Farmers encouraged to apply for new productivity grants

The Farming Investment Fund will provide grants to farmers so they can invest in equipment and technology
The Farming Investment Fund will provide grants to farmers so they can invest in equipment and technology

Farmers looking to take advantage of new grant funding opportunities around farm productivity and diversification are being urged to act now ahead of the scheme opening.

The new Farming Investment Fund is set to provide grants to farmers to invest in equipment, technology, and infrastructure that will improve profitability and the environment.

The fund will open in October and will include two strands - being the Farming Equipment and Technology Fund and the Farming Transformation Fund.

Agricultural and property consultancy Fisher German has urged farmers to 'act now' to put plans in motion and make the most of the opportunity.

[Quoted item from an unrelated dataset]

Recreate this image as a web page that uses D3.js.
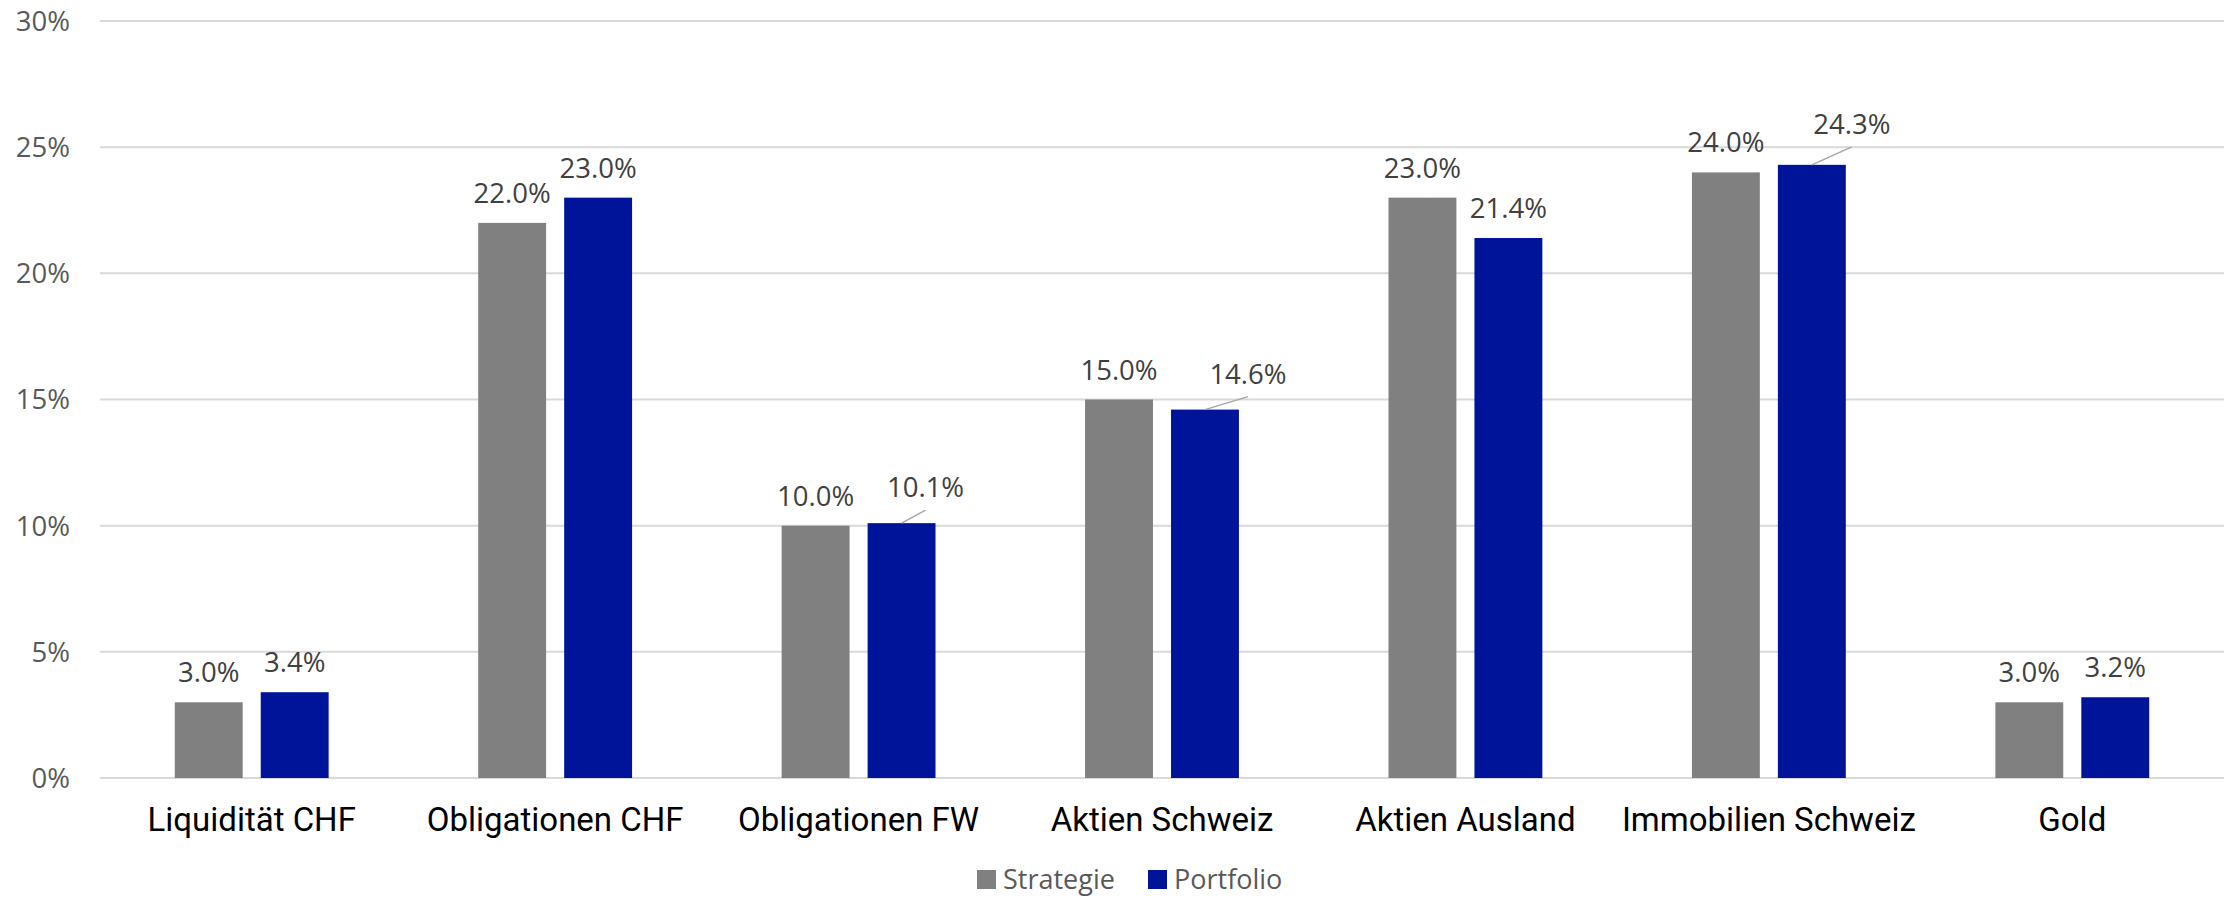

Grants from the Farming Equipment and Technology Fund will be available towards the purchase cost of a list of specified, pre-determined items.

Grants can be awarded for the purchase of multiple items that are deemed to improve farm productivity, manage water resources or add value to agri-food.

The Farming Transformation Fund's grants will be available towards the cost of more substantial investments in equipment, technology, or infrastructure, with the potential to transform business performance.

Applications will be assessed against their ability to contribute towards the Farming Transformation Fund scheme objectives, which could include making more efficient use of water or using nutrients and pesticides more effectively.

David Kinnersley, of Fisher German, said: “While it may be all too easy to concentrate on the decreasing BPS payments, we are urging farmers to consider new grant funding opportunities.

“The new Farming Investment Fund will begin to open in October this year, so farming businesses should begin thinking, planning and discussing potential projects which could add value to their current farming operations now."

The BPS reductions witnessed in 2021 will be the lowest set of reductions across the next six to seven year period as the government plans a gradual phasing out of these payments.

Although the payments are decreasing, the overall funding is remaining constant until 2024 and the Farming Investment Fund is one way in which the government intends to redirect funding away from BPS.

Mr Kinnersley said this bought farming businesses time to make alterations to their current business plans in order to add value, reduce cost and drive revenue.

Charlie Fowler, also of Fisher German, added that future grant funding presented a 'fantastic opportunity' for farming businesses looking to improve their productivity.

He said they should be utilised as seed capital to help propel businesses through the difficult period which lied ahead and build foundations for future years.

“We would urge any business looking to take advantage of the new grant funding to seek expert advice to discuss the viability of future projects," he added.